The U.S. Bureau of Public Roads had predicted only 715 cars would travel the turnpike each day in 1940. Other government studies predicted toll roads would never work.
But in the highway’s first four days, 6,000 cars traveled the turnpike each day. On Oct. 6, 1940, the turnpike got its first dose of Sunday drivers, when 27,000 clogged the artery.
“Attendants at three of the interchanges ran out of passenger-car tickets and resorted to handing out light-truck tickets or handwritten notes,” according to a history of the turnpike.
Many communities had shunned turnpike workers during construction, fearing towns would die once the highway opened. But many prospered.
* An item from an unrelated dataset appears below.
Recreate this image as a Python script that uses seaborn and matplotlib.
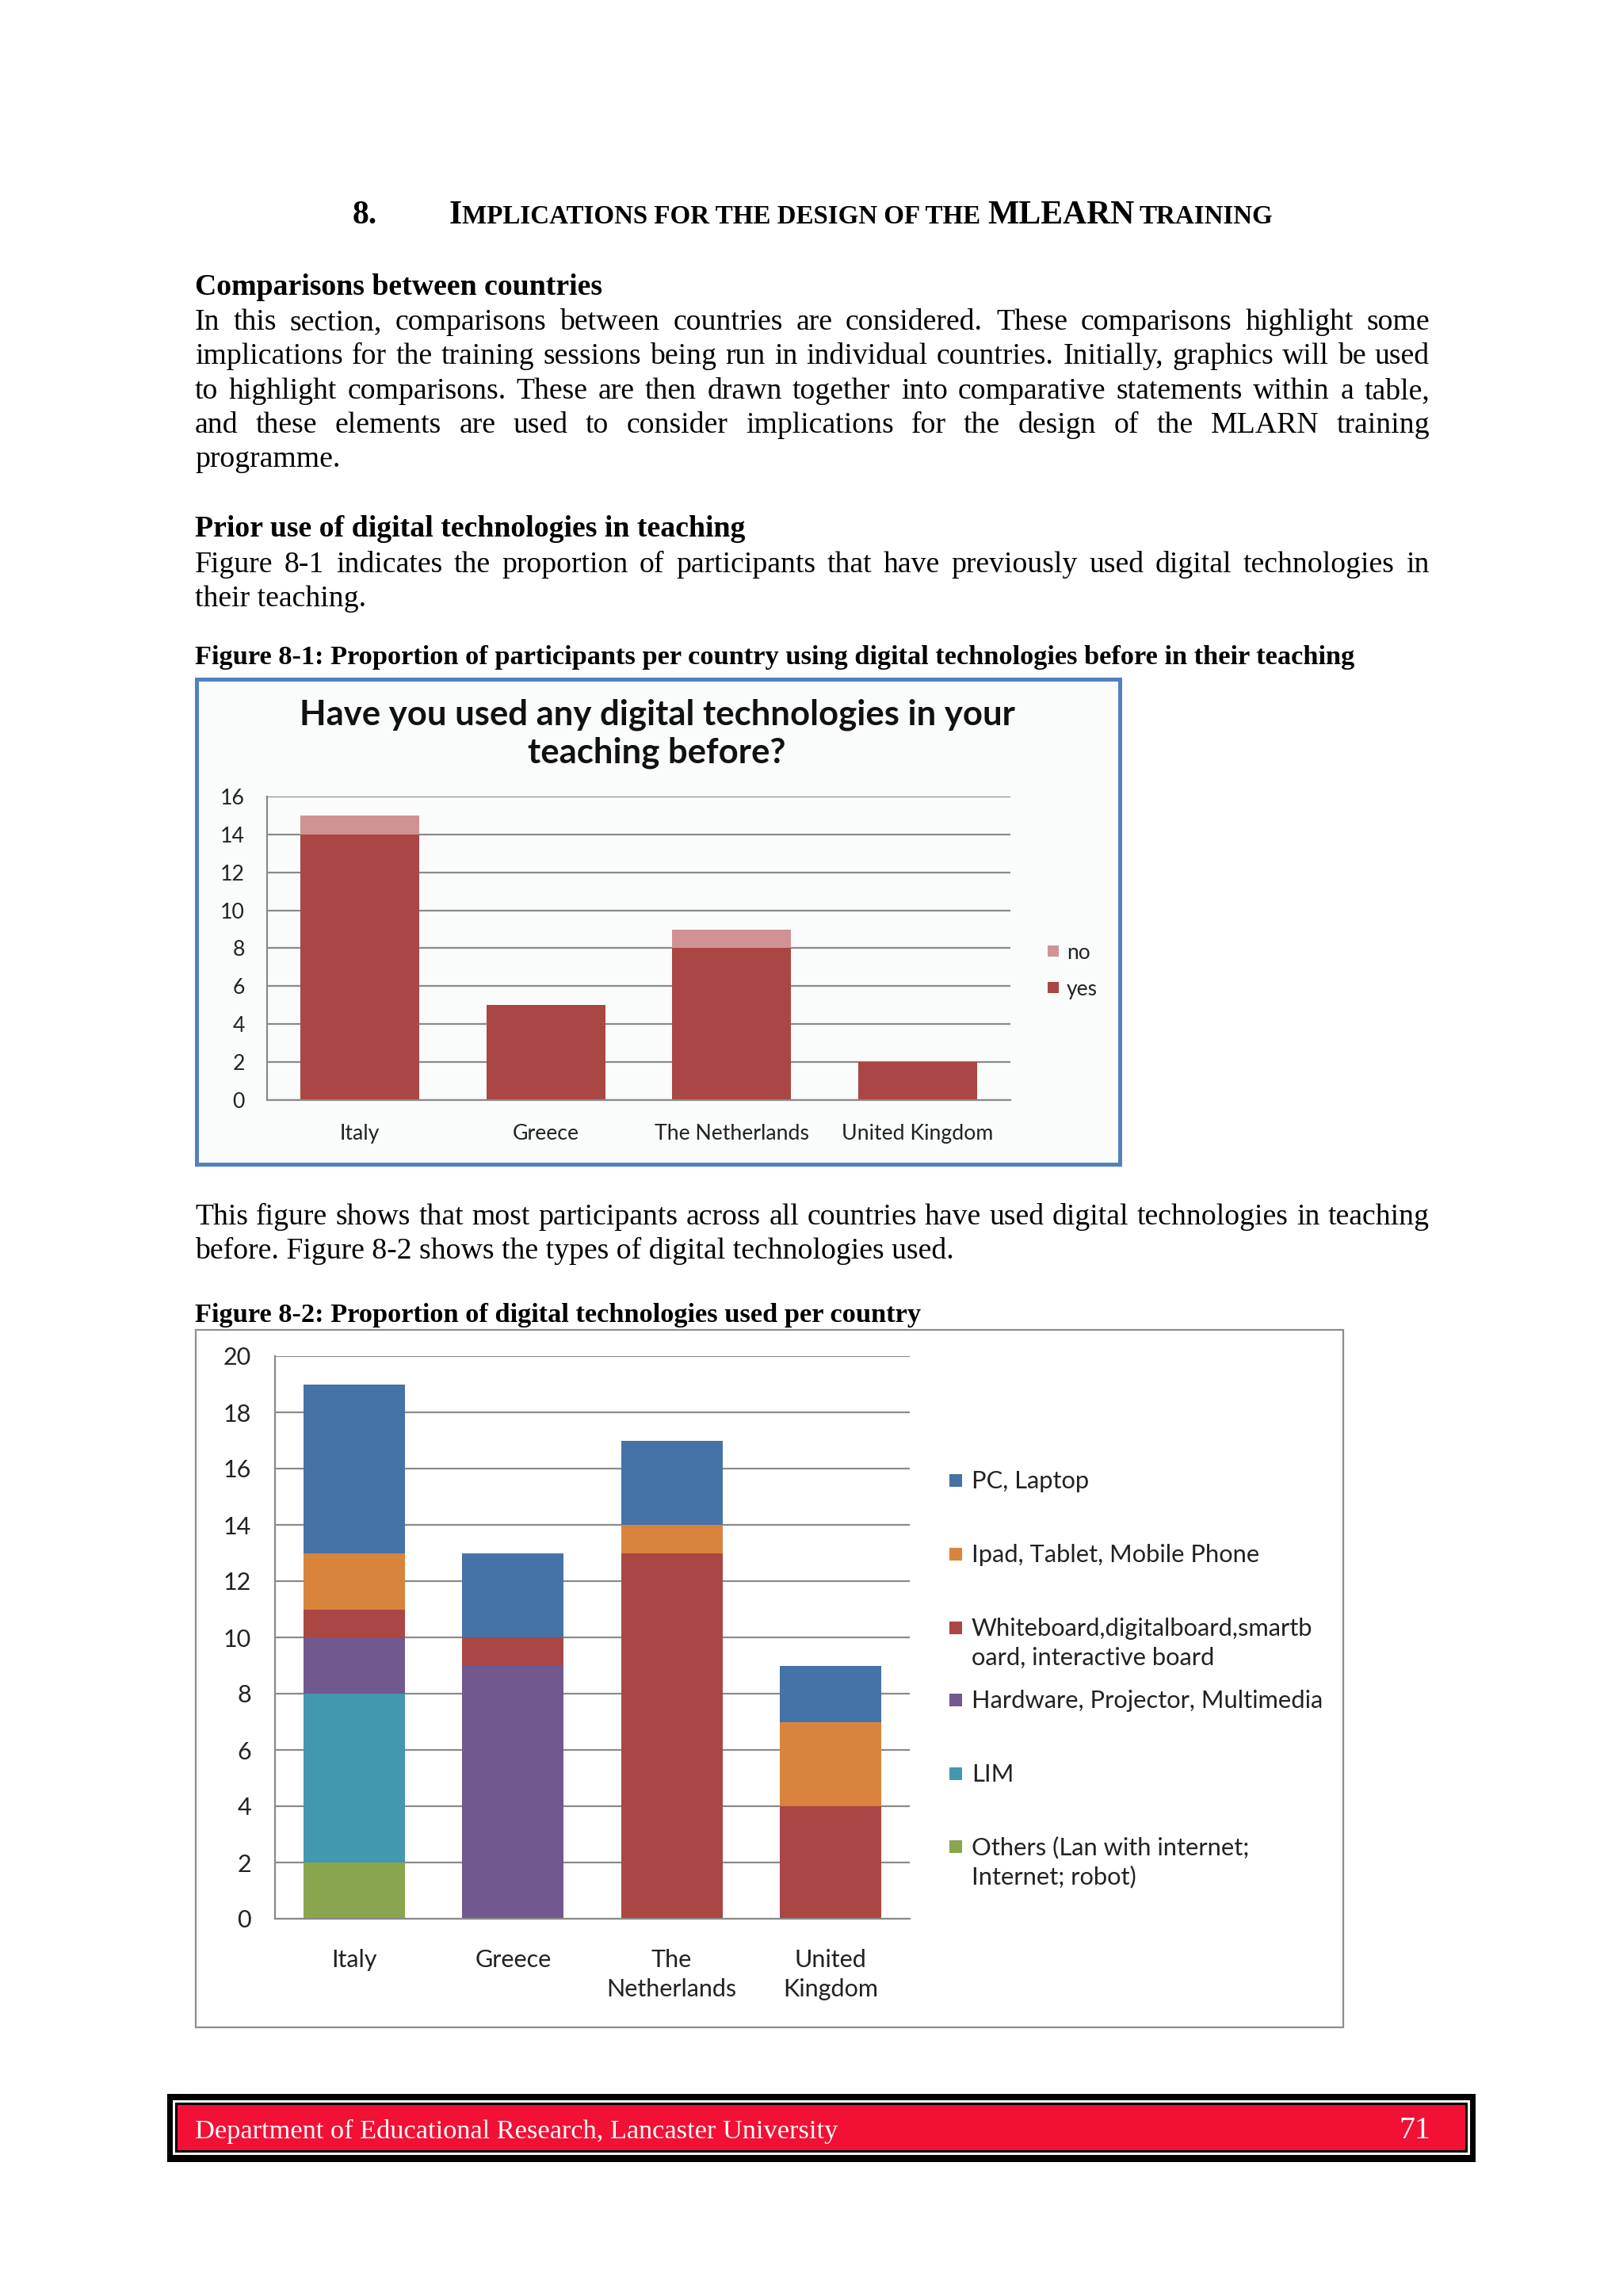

“When they build a bypass around a community, the economic impact is not that great,” said Robert Barnoff, visiting professor of civil engineering at Bucknell University. “What they lose in gasoline or hamburger sales, they usually get back by attracting industry with their better transportation system.”
Even before the original section opened, the turnpike planned expansion to Philadelphia and the Ohio state line. Three more extensions opened by 1957. Currently, the turnpike commission is building two more offshoots: to the Greater Pittsburgh International Airport and around Greensburg. Another new section is planned from Pittsburgh south to Morgantown, W. Va.
With no recent toll-road precedents, early turnpike employees had to improvise. Lee Rishel was asked to train the toll collectors, but did not know how much they were supposed to collect.
“What they did at toll bridges and tunnels was collect at the point of entry and let people cross. There were no toll roads like this, with eight intermediate exits, so we had to come up with a fare schedule,” said Rishel, 78.
Rishel’s committee determined that automobile drivers should pay a penny per mile and that truckers should pay a little more.
How much more was difficult to determine.
“At first we had a mess with the classification,” he said. “We classified by vehicle size, but it was a cause of complaint among truckers because a truck hauling feathers was paying the same as a truck hauling steel.” In 1955, the turnpike began assessing trucks by weight.
In 1956, with the start of the interstate system, the turnpike’s image began to change. The highway went from being an industry standard for excellence to a standard of how highways should not be built.
“There are four lanes of traffic, two in both directions, and a narrow divider,” Barnoff said. “They had a lot of head-on collisions, and at the speeds they were traveling you had some big ones. Lots of fatalities.”
The first speed limit, 70 m.p.h., was not posted until the highway was open 6 1/2 months. Concrete barriers along the median strip were completed in 1969.
The fatality rate on the highway now is among the lowest in the nation among turnpikes, 0.8 per 100 million miles driven. The rate for all rural interstates is 1.6 per 100 million miles, according to turnpike figures.
But cars still shine headlights across the lanes at a distance of 10 feet. And there isn’t much room for improvement.
“The growth that’s occurred across the roadway fence makes it difficult to convert our highway to what people are accustomed to,” Martin said. “Our success has been our limitation. We’ve pinned ourselves in by development.”